Home » SQL & PL/SQL » SQL & PL/SQL » percentages of data population (Oracle 11.2.0.3)
percentages of data population [message #652027] |
Tue, 31 May 2016 07:50 |
pointers
Messages: 451 Registered: May 2008
|
Senior Member |
|
|
Hi,
I have two tables 1. master 2. lookup
CREATE TABLE SCOTT.MASTER
(
ID NUMBER,
NAME VARCHAR2(20 BYTE),
LOC_ID VARCHAR2(20 BYTE),
REC_ID NUMBER
)
/
ID and NAME are key columns in the master table i.e. id and name forms a unique record and to get rid of duplicates.
Insert into SCOTT.MASTER(ID, NAME, LOC_ID, REC_ID)
Values(1, 's', '1000', 100);
Insert into SCOTT.MASTER(ID, NAME, LOC_ID, REC_ID)
Values(2, NULL, '2000', NULL);
Insert into SCOTT.MASTER(ID, NAME, LOC_ID, REC_ID)
Values(NULL, NULL, NULL, NULL);
Insert into SCOTT.MASTER(ID, NAME, LOC_ID, REC_ID)
Values(NULL, 'i', NULL, NULL);
Insert into SCOTT.MASTER(ID, NAME, LOC_ID, REC_ID)
Values(NULL, 'k', NULL, 200);
Insert into SCOTT.MASTER(ID, NAME, LOC_ID, REC_ID)
Values(6, NULL, NULL, NULL);
Insert into SCOTT.MASTER(ID, NAME, LOC_ID, REC_ID)
Values(7, NULL, '4000', 400);
Insert into SCOTT.MASTER(ID, NAME, LOC_ID, REC_ID)
Values(8, NULL, NULL, NULL);
Insert into SCOTT.MASTER(ID, NAME, LOC_ID, REC_ID)
Values(1, 's', '1000', 100);
Insert into SCOTT.MASTER(ID, NAME, LOC_ID, REC_ID)
Values(9, 'z', NULL, NULL);
Insert into SCOTT.MASTER(ID, NAME, LOC_ID, REC_ID)
Values(9, 'z', NULL, NULL);
Insert into SCOTT.MASTER(ID, NAME, LOC_ID, REC_ID)
Values(9, 'z', NULL, NULL);
Insert into SCOTT.MASTER(ID, NAME, LOC_ID, REC_ID)
Values(9, 'z', NULL, NULL);
COMMIT;
CREATE TABLE SCOTT.LOOKUP
(
RECORDID NUMBER,
COLUMN_NAME VARCHAR2(20 BYTE)
)
/
Insert into SCOTT.LOOKUP(RECORDID, COLUMN_NAME)
Values(100, 'id');
Insert into SCOTT.LOOKUP(RECORDID, COLUMN_NAME)
Values(100, 'name');
Insert into SCOTT.LOOKUP(RECORDID, COLUMN_NAME)
Values(200, 'name');
Insert into SCOTT.LOOKUP(RECORDID, COLUMN_NAME)
Values(400, 'id');
Below query gives the unique records of master table -
SELECT m.*
FROM (SELECT ID, NAME, MAX (ROWID) rid
FROM MASTER
GROUP BY ID, NAME) i,
MASTER m
WHERE i.rid = m.ROWID
Now I would like to write a query to pull pecentage for each column of master table where the percentage is calculated
(number of not null values for a column) / (total number of unique rows)

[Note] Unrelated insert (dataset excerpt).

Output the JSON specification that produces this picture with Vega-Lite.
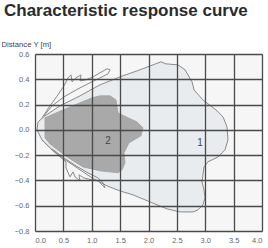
{
  "$schema": "https://vega.github.io/schema/vega-lite/v6.json",
  "width": 227,
  "height": 177,
  "autosize": {"type": "none"},
  "padding": {"left": 35, "top": 54, "right": 6, "bottom": 17},
  "background": "#ffffff",
  "title": {
    "text": "Characteristic response curve",
    "anchor": "start",
    "frame": "group",
    "dx": -31,
    "font": "Liberation Sans",
    "fontSize": 17,
    "fontWeight": "bold",
    "color": "#2b2b2b",
    "offset": 20
  },
  "config": {
    "view": {"fill": "#f6f6f6", "stroke": null},
    "axis": {
      "grid": true,
      "gridColor": "#4a4a4a",
      "gridWidth": 1.3,
      "gridOpacity": 1,
      "domain": false,
      "ticks": false,
      "labelFont": "Liberation Sans",
      "labelFontSize": 7.5,
      "labelColor": "#666666"
    }
  },
  "datasets": {
    "r1": [
      {"i": 0, "x": 0.035, "y": 0.0},
      {"i": 1, "x": 0.053, "y": 0.063},
      {"i": 2, "x": 0.176, "y": 0.111},
      {"i": 3, "x": 0.441, "y": 0.19},
      {"i": 4, "x": 0.793, "y": 0.269},
      {"i": 5, "x": 1.145, "y": 0.356},
      {"i": 6, "x": 1.498, "y": 0.419},
      {"i": 7, "x": 1.85, "y": 0.475},
      {"i": 8, "x": 2.22, "y": 0.538},
      {"i": 9, "x": 2.308, "y": 0.522},
      {"i": 10, "x": 2.52, "y": 0.514},
      {"i": 11, "x": 2.643, "y": 0.475},
      {"i": 12, "x": 2.696, "y": 0.435},
      {"i": 13, "x": 2.767, "y": 0.38},
      {"i": 14, "x": 2.802, "y": 0.316},
      {"i": 15, "x": 2.96, "y": 0.237},
      {"i": 16, "x": 3.189, "y": 0.158},
      {"i": 17, "x": 3.313, "y": 0.103},
      {"i": 18, "x": 3.383, "y": 0.024},
      {"i": 19, "x": 3.401, "y": -0.079},
      {"i": 20, "x": 3.348, "y": -0.158},
      {"i": 21, "x": 3.225, "y": -0.214},
      {"i": 22, "x": 3.048, "y": -0.253},
      {"i": 23, "x": 2.978, "y": -0.293},
      {"i": 24, "x": 2.96, "y": -0.356},
      {"i": 25, "x": 2.943, "y": -0.411},
      {"i": 26, "x": 2.978, "y": -0.475},
      {"i": 27, "x": 2.996, "y": -0.538},
      {"i": 28, "x": 2.96, "y": -0.593},
      {"i": 29, "x": 2.872, "y": -0.633},
      {"i": 30, "x": 2.784, "y": -0.649},
      {"i": 31, "x": 2.555, "y": -0.649},
      {"i": 32, "x": 2.326, "y": -0.625},
      {"i": 33, "x": 2.026, "y": -0.57},
      {"i": 34, "x": 1.727, "y": -0.514},
      {"i": 35, "x": 1.498, "y": -0.483},
      {"i": 36, "x": 1.269, "y": -0.443},
      {"i": 37, "x": 1.004, "y": -0.38},
      {"i": 38, "x": 0.793, "y": -0.316},
      {"i": 39, "x": 0.529, "y": -0.237},
      {"i": 40, "x": 0.3, "y": -0.158},
      {"i": 41, "x": 0.123, "y": -0.079},
      {"i": 42, "x": 0.035, "y": 0.0}
    ],
    "r2": [
      {"i": 0, "x": 0.176, "y": 0.095},
      {"i": 1, "x": 0.493, "y": 0.158},
      {"i": 2, "x": 0.793, "y": 0.214},
      {"i": 3, "x": 1.004, "y": 0.253},
      {"i": 4, "x": 1.145, "y": 0.269},
      {"i": 5, "x": 1.322, "y": 0.269},
      {"i": 6, "x": 1.427, "y": 0.237},
      {"i": 7, "x": 1.463, "y": 0.134},
      {"i": 8, "x": 1.604, "y": 0.103},
      {"i": 9, "x": 1.797, "y": 0.063},
      {"i": 10, "x": 1.903, "y": 0.016},
      {"i": 11, "x": 1.868, "y": -0.047},
      {"i": 12, "x": 1.656, "y": -0.103},
      {"i": 13, "x": 1.568, "y": -0.182},
      {"i": 14, "x": 1.586, "y": -0.261},
      {"i": 15, "x": 1.533, "y": -0.316},
      {"i": 16, "x": 1.463, "y": -0.34},
      {"i": 17, "x": 1.145, "y": -0.324},
      {"i": 18, "x": 0.846, "y": -0.293},
      {"i": 19, "x": 0.564, "y": -0.214},
      {"i": 20, "x": 0.264, "y": -0.111},
      {"i": 21, "x": 0.176, "y": -0.063},
      {"i": 22, "x": 0.176, "y": 0.095}
    ],
    "lobeUp": [
      {"i": 0, "x": 0.123, "y": 0.095},
      {"i": 1, "x": 0.264, "y": 0.19},
      {"i": 2, "x": 0.405, "y": 0.277},
      {"i": 3, "x": 0.511, "y": 0.348},
      {"i": 4, "x": 0.581, "y": 0.411},
      {"i": 5, "x": 0.634, "y": 0.435},
      {"i": 6, "x": 0.652, "y": 0.38},
      {"i": 7, "x": 0.722, "y": 0.411},
      {"i": 8, "x": 0.811, "y": 0.435},
      {"i": 9, "x": 0.793, "y": 0.388},
      {"i": 10, "x": 0.899, "y": 0.396},
      {"i": 11, "x": 1.022, "y": 0.419},
      {"i": 12, "x": 1.145, "y": 0.451},
      {"i": 13, "x": 1.269, "y": 0.483},
      {"i": 14, "x": 1.322, "y": 0.475},
      {"i": 15, "x": 1.286, "y": 0.443},
      {"i": 16, "x": 1.145, "y": 0.411},
      {"i": 17, "x": 0.969, "y": 0.372},
      {"i": 18, "x": 0.758, "y": 0.324},
      {"i": 19, "x": 0.511, "y": 0.261},
      {"i": 20, "x": 0.3, "y": 0.19},
      {"i": 21, "x": 0.159, "y": 0.111}
    ],
    "lobeDown": [
      {"i": 0, "x": 0.123, "y": -0.079},
      {"i": 1, "x": 0.3, "y": -0.158},
      {"i": 2, "x": 0.441, "y": -0.214},
      {"i": 3, "x": 0.546, "y": -0.253},
      {"i": 4, "x": 0.546, "y": -0.301},
      {"i": 5, "x": 0.617, "y": -0.372},
      {"i": 6, "x": 0.67, "y": -0.332},
      {"i": 7, "x": 0.705, "y": -0.372},
      {"i": 8, "x": 0.793, "y": -0.403},
      {"i": 9, "x": 0.775, "y": -0.356},
      {"i": 10, "x": 0.863, "y": -0.38},
      {"i": 11, "x": 1.004, "y": -0.396},
      {"i": 12, "x": 1.11, "y": -0.403},
      {"i": 13, "x": 1.233, "y": -0.459},
      {"i": 14, "x": 1.198, "y": -0.419},
      {"i": 15, "x": 1.11, "y": -0.38},
      {"i": 16, "x": 0.934, "y": -0.34},
      {"i": 17, "x": 0.722, "y": -0.285},
      {"i": 18, "x": 0.511, "y": -0.222},
      {"i": 19, "x": 0.3, "y": -0.15}
    ],
    "labels": [
      {"x": 1.286, "y": -0.087, "t": "2"},
      {"x": 2.908, "y": -0.103, "t": "1"}
    ]
  },
  "encoding": {
    "x": {
      "field": "x", "type": "quantitative",
      "scale": {"domain": [0, 4], "nice": false, "zero": false},
      "axis": {"values": [0, 0.5, 1, 1.5, 2, 2.5, 3, 3.5, 4], "format": ".1f", "title": null, "labelPadding": 5, "zindex": 1}
    },
    "y": {
      "field": "y", "type": "quantitative",
      "scale": {"domain": [-0.8, 0.6], "nice": false, "zero": false},
      "axis": {
        "values": [-0.8, -0.6, -0.4, -0.2, 0, 0.2, 0.4, 0.6], "format": ".1f", "labelPadding": 6, "zindex": 1,
        "title": "Distance Y [m]", "titleAngle": 0, "titleAlign": "left", "titleBaseline": "bottom",
        "titleX": -34, "titleY": -6, "titleFont": "Liberation Sans", "titleFontSize": 7.7,
        "titleFontWeight": "normal", "titleColor": "#444444"
      }
    }
  },
  "layer": [
    {
      "data": {"name": "r1"},
      "mark": {"type": "line", "fill": "#e9ecee", "stroke": "#8a8a8a", "strokeWidth": 1, "interpolate": "linear"},
      "encoding": {"order": {"field": "i", "type": "quantitative"}}
    },
    {
      "data": {"name": "r2"},
      "mark": {"type": "line", "fill": "#a9a9a9", "stroke": "#a0a0a0", "strokeWidth": 0.8, "interpolate": "linear"},
      "encoding": {"order": {"field": "i", "type": "quantitative"}}
    },
    {
      "data": {"name": "lobeUp"},
      "mark": {"type": "line", "stroke": "#8a8a8a", "strokeWidth": 1, "interpolate": "linear"},
      "encoding": {"order": {"field": "i", "type": "quantitative"}}
    },
    {
      "data": {"name": "lobeDown"},
      "mark": {"type": "line", "stroke": "#8a8a8a", "strokeWidth": 1, "interpolate": "linear"},
      "encoding": {"order": {"field": "i", "type": "quantitative"}}
    },
    {
      "data": {"name": "labels"},
      "mark": {"type": "text", "font": "Liberation Sans", "fontSize": 10},
      "encoding": {"text": {"field": "t"}, "color": {"value": "#444444"}}
    }
  ]
}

ID column got total 9 records (after above query using rowid) and it got 6 rows populated and 3 rows are null
so the percentage for id is 6/9*100
I could achieve this by using -
SELECT count(m.id)/count(*) "%id", count(m.name)/count(*) "%name",count(m.loc_id)/count(*) "%loc_id"
FROM (SELECT ID, NAME, MAX (ROWID) rid
FROM MASTER
GROUP BY ID, NAME) i,
MASTER m
WHERE i.rid = m.ROWID
but now, I would like calculate the percentages after the below change -
I would like to consider the "master" table column value as NULL for a record if the rec_id of master table is mapped to any value in the "lookup" table.
and lookup table contains the column for which it need to be considered as NULL.
for e.g. rec_id=100 of master table is mapped to 2 columns in the lookup table i.e. id and name so id and name for this record need to be considered as null.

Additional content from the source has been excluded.